A pastoral urbana exige uma conversão pastoral da paróquia para que ela se transforme em um espaço acolhedor, uma casa de portas abertas que promova a cultura do encontro. Isso implica em manter literalmente as igrejas e capelas de portas abertas para que o fiel ali possa encontrar um espaço para o recolhimento e a oração. Embora seja desafiador devido a questões de segurança, é importante superar as barreiras e encontrar soluções viáveis para o referido problema. Além disso, é essencial reconsiderar a programação das celebrações, com missas e atendimento das pessoas em horários alternativos e favoráveis à dinâmica da vida urbana (Doc. 100 da CNBB, 267).

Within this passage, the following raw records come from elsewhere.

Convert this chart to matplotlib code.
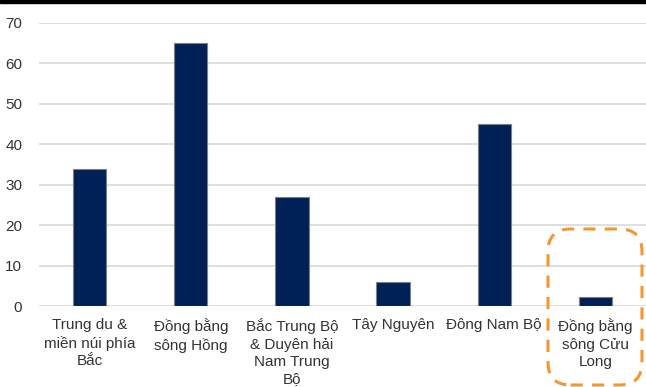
import matplotlib.pyplot as plt
from matplotlib.patches import FancyBboxPatch, Rectangle

plt.rcParams['font.family'] = ['Liberation Sans', 'DejaVu Sans']

# Data
regions = ['Trung du &\nmiền núi phía\nBắc', 'Đồng bằng\nsông Hồng',
           'Bắc Trung Bộ\n& Duyên hải\nNam Trung\nBộ', 'Tây Nguyên',
           'Đông Nam Bộ', 'Đồng bằng\nsông Cửu\nLong']
values = [34, 65, 27, 6, 45, 2.2]
yticks = [0, 10, 20, 30, 40, 50, 60, 70]

fig = plt.figure(figsize=(6.46, 3.87), dpi=100)
ax = fig.add_axes([39 / 646, 81 / 387, 607 / 646, 283 / 387])

x = range(len(regions))
ax.bar(x, values, width=0.33, color='#002157', edgecolor='#7f7f7f',
       linewidth=0.8, zorder=3)

ax.set_xlim(-0.5, 5.5)
ax.set_ylim(0, 70)
ax.set_yticks(yticks)
ax.set_yticklabels([str(v) for v in yticks], fontsize=11, color='#333333')
ax.set_xticks(list(x))
ax.set_xticklabels(regions, fontsize=11, color='#333333', linespacing=1.28,
                   va='top')
ax.tick_params(length=0, axis='both')
ax.tick_params(axis='y', pad=12)
ax.tick_params(axis='x', pad=9)
ax.grid(axis='y', color='#d9d9d9', linewidth=1.2, zorder=0)
ax.set_axisbelow(True)
for s in ax.spines.values():
    s.set_visible(False)

# black strip along the top edge
fig.patches.append(Rectangle((0, 1 - 3 / 387), 1, 3 / 387,
                             transform=fig.transFigure, color='black'))

# dashed highlight box around the last category
box = FancyBboxPatch((548 / 646, 2 / 387), 94 / 646, 156 / 387,
                     boxstyle='round,pad=0,rounding_size=0.035',
                     transform=fig.transFigure, fill=False,
                     edgecolor='#f7962f', linewidth=2.2,
                     linestyle=(0, (4, 3)), mutation_aspect=646 / 387)
fig.patches.append(box)

fig.savefig('out.png', dpi=100)
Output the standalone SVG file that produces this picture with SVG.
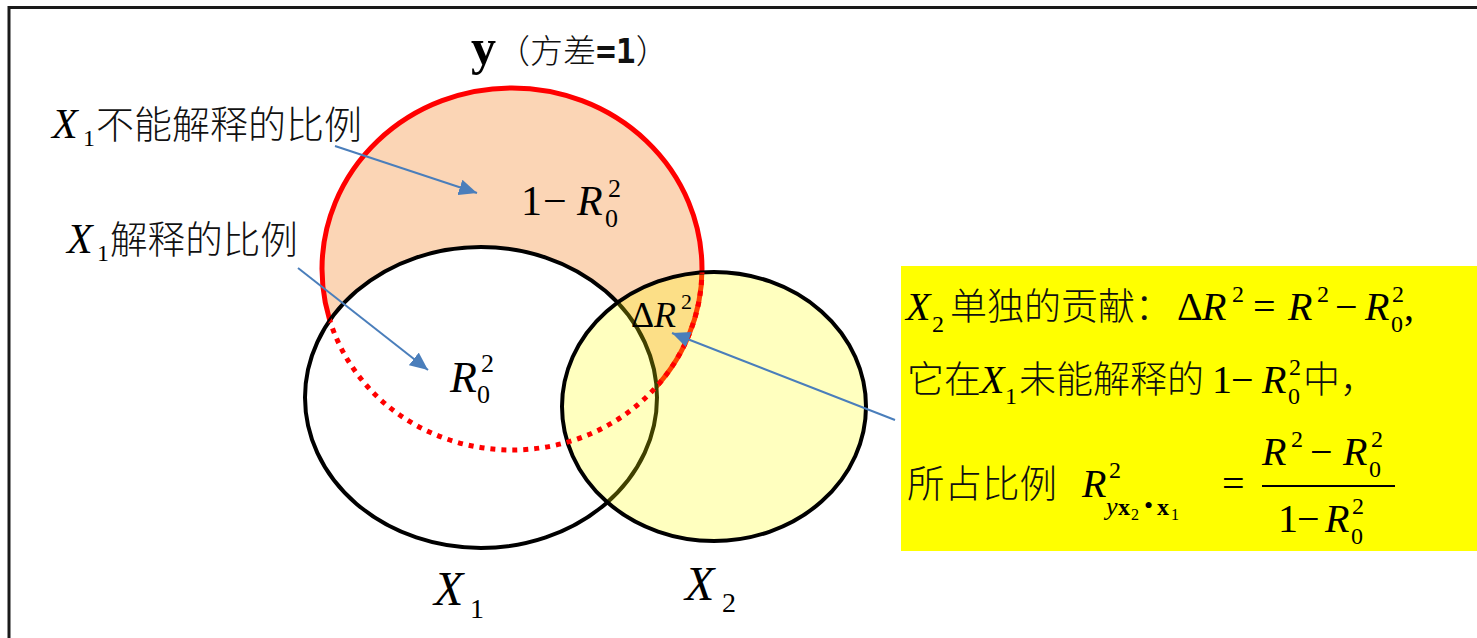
<svg xmlns="http://www.w3.org/2000/svg" width="1477" height="638" viewBox="0 0 1477 638">
<style>
.m{font-family:"Liberation Serif","Times New Roman",serif;fill:#000}
.i{font-style:italic}
.cjk{font-family:"Noto Sans CJK SC","Noto Sans",sans-serif;fill:#111;font-weight:300}
.conn{stroke:#4A7EBB;stroke-width:2;fill:none;marker-end:url(#ah)}
</style>
<defs>
<marker id="ah" markerUnits="userSpaceOnUse" markerWidth="20" markerHeight="16" refX="18" refY="8" orient="auto">
<path d="M0,0 L18,8 L0,16 Z" fill="#4A7EBB"/>
</marker>
<clipPath id="inX">
<ellipse cx="481" cy="397.5" rx="176" ry="150.5"/>
<ellipse cx="714" cy="406.5" rx="152" ry="134.5"/>
</clipPath>
</defs>
<rect width="1477" height="638" fill="#fff"/>
<g id="frame">
<path d="M9,638 V7.5 H1477" fill="none" stroke="#1a1a1a" stroke-width="3"/>
</g>
<g id="title">
<text class="m" x="471" y="64" font-size="50" font-weight="bold">y</text>
<text class="cjk" x="497" y="63" font-size="33">（方差<tspan font-family="DejaVu Sans Mono,monospace" font-weight="bold">=1</tspan>）</text>
</g>
<g id="y-circle">
<ellipse cx="512" cy="269" rx="190" ry="181" fill="#FBD5B5" stroke="#FF0000" stroke-width="5"/>
</g>
<g id="X1-circle">
<ellipse cx="481" cy="397.5" rx="176" ry="150.5" fill="#fff" stroke="#000" stroke-width="4"/>
</g>
<g id="X2-circle">
<ellipse cx="714" cy="406.5" rx="152" ry="134.5" fill="#FFFF00" fill-opacity="0.25" stroke="#000" stroke-width="4"/>
</g>
<g id="y-dotted">
<ellipse cx="512" cy="269" rx="190" ry="181" fill="none" stroke="#FF0000" stroke-width="5" stroke-dasharray="5 6" clip-path="url(#inX)"/>
</g>
<g id="label-1-R0">
<text class="m" x="521" y="215" font-size="42">1</text>
<text class="m" x="543" y="215" font-size="42">−</text>
<text class="m i" x="577" y="215" font-size="42">R</text>
<text class="m" x="605" y="227" font-size="26">0</text>
<text class="m" x="608" y="197" font-size="26">2</text>
</g>
<g id="label-R0">
<text class="m i" x="450" y="392" font-size="44">R</text>
<text class="m" x="477" y="403" font-size="26">0</text>
<text class="m" x="481" y="372" font-size="26">2</text>
</g>
<g id="label-dR">
<text class="m" x="631" y="327" font-size="36">Δ</text>
<text class="m i" x="654" y="327" font-size="36">R</text>
<text class="m" x="681" y="309" font-size="22">2</text>
</g>
<g id="label-X1-not">
<text class="m i" x="52" y="138" font-size="42">X</text>
<text class="m" x="83" y="146" font-size="24">1</text>
<text class="cjk" x="96" y="138" font-size="38">不能解释的比例</text>
</g>
<g id="label-X1-expl">
<text class="m i" x="67" y="253" font-size="42">X</text>
<text class="m" x="97" y="261" font-size="24">1</text>
<text class="cjk" x="110" y="253" font-size="37.6">解释的比例</text>
</g>
<g id="label-X1">
<text class="m i" x="434" y="605" font-size="48">X</text>
<text class="m" x="470" y="618" font-size="28">1</text>
</g>
<g id="label-X2">
<text class="m i" x="685" y="600" font-size="48">X</text>
<text class="m" x="722" y="612" font-size="28">2</text>
</g>
<g id="note">
<rect x="901" y="266" width="580" height="285" fill="#FFFF00"/>
<text class="m i" x="906" y="320" font-size="40">X</text>
<text class="m" x="932" y="332" font-size="24">2</text>
<text class="cjk" x="950" y="320" font-size="37">单独的贡献：</text>
<text class="m" x="1177" y="320" font-size="40">Δ</text>
<text class="m i" x="1202" y="320" font-size="40">R</text>
<text class="m" x="1232" y="302" font-size="24">2</text>
<text class="m" x="1253" y="320" font-size="40">=</text>
<text class="m i" x="1288" y="320" font-size="40">R</text>
<text class="m" x="1317" y="302" font-size="24">2</text>
<text class="m" x="1335" y="320" font-size="40">−</text>
<text class="m i" x="1365" y="320" font-size="40">R</text>
<text class="m" x="1391" y="332" font-size="24">0</text>
<text class="m" x="1392" y="302" font-size="24">2</text>
<text class="m" x="1404" y="320" font-size="40">,</text>
<text class="cjk" x="907" y="393" font-size="37">它在</text>
<text class="m i" x="980" y="393" font-size="40">X</text>
<text class="m" x="1005" y="404" font-size="24">1</text>
<text class="cjk" x="1019" y="393" font-size="37">未能解释的</text>
<text class="m" x="1212" y="393" font-size="40">1</text>
<text class="m" x="1231" y="393" font-size="40">−</text>
<text class="m i" x="1262" y="393" font-size="40">R</text>
<text class="m" x="1288" y="404" font-size="24">0</text>
<text class="m" x="1289" y="375" font-size="24">2</text>
<text class="cjk" x="1303" y="393" font-size="37">中，</text>
<text class="cjk" x="907" y="497" font-size="37.5">所占比例</text>
<text class="m i" x="1082" y="497" font-size="40">R</text>
<text class="m" x="1109" y="478" font-size="24">2</text>
<text class="m i" x="1106" y="515" font-size="26">y</text>
<text class="m" x="1118" y="515" font-size="24" font-weight="bold">x</text>
<text class="m" x="1131" y="520" font-size="16">2</text>
<text class="m" x="1144" y="514" font-size="26">•</text>
<text class="m" x="1157" y="515" font-size="24" font-weight="bold">x</text>
<text class="m" x="1171" y="520" font-size="16">1</text>
<text class="m" x="1222" y="497" font-size="40">=</text>
<line x1="1262" y1="486" x2="1395" y2="486" stroke="#000" stroke-width="2"/>
<text class="m i" x="1262" y="465" font-size="40">R</text>
<text class="m" x="1291" y="447" font-size="24">2</text>
<text class="m" x="1310" y="465" font-size="40">−</text>
<text class="m i" x="1343" y="465" font-size="40">R</text>
<text class="m" x="1369" y="477" font-size="24">0</text>
<text class="m" x="1371" y="447" font-size="24">2</text>
<text class="m" x="1278" y="532" font-size="40">1</text>
<text class="m" x="1297" y="532" font-size="40">−</text>
<text class="m i" x="1325" y="532" font-size="40">R</text>
<text class="m" x="1351" y="544" font-size="24">0</text>
<text class="m" x="1352" y="514" font-size="24">2</text>
</g>
<g id="connectors">
<line class="conn" x1="335" y1="146" x2="477" y2="193"/>
<line class="conn" x1="298" y1="268" x2="428" y2="370"/>
<line class="conn" x1="895" y1="420" x2="672" y2="333"/>
</g>
</svg>
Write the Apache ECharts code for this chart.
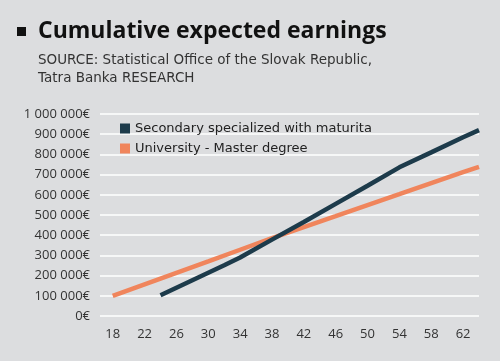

Em síntese, a presença e inserção da Igreja na cidade, na perspectiva da evangelização urbana, demandam uma abordagem transdisciplinar centrada na missão e no acolhimento individual. Esta missão implica na busca de meios para que a mensagem do Evangelho atravesse os limites físicos e sociais, alcançando os anseios daqueles que buscam Deus em meio à vida urbana. Ademais, é fundamental priorizar o acolhimento pessoal e a proximidade por meio de ações pastorais voltadas à formação de pequenas comunidades, grupos de convivência e círculos bíblicos e grupos de oração, considerando as aspirações pessoais de plenitude e de sentido na vida.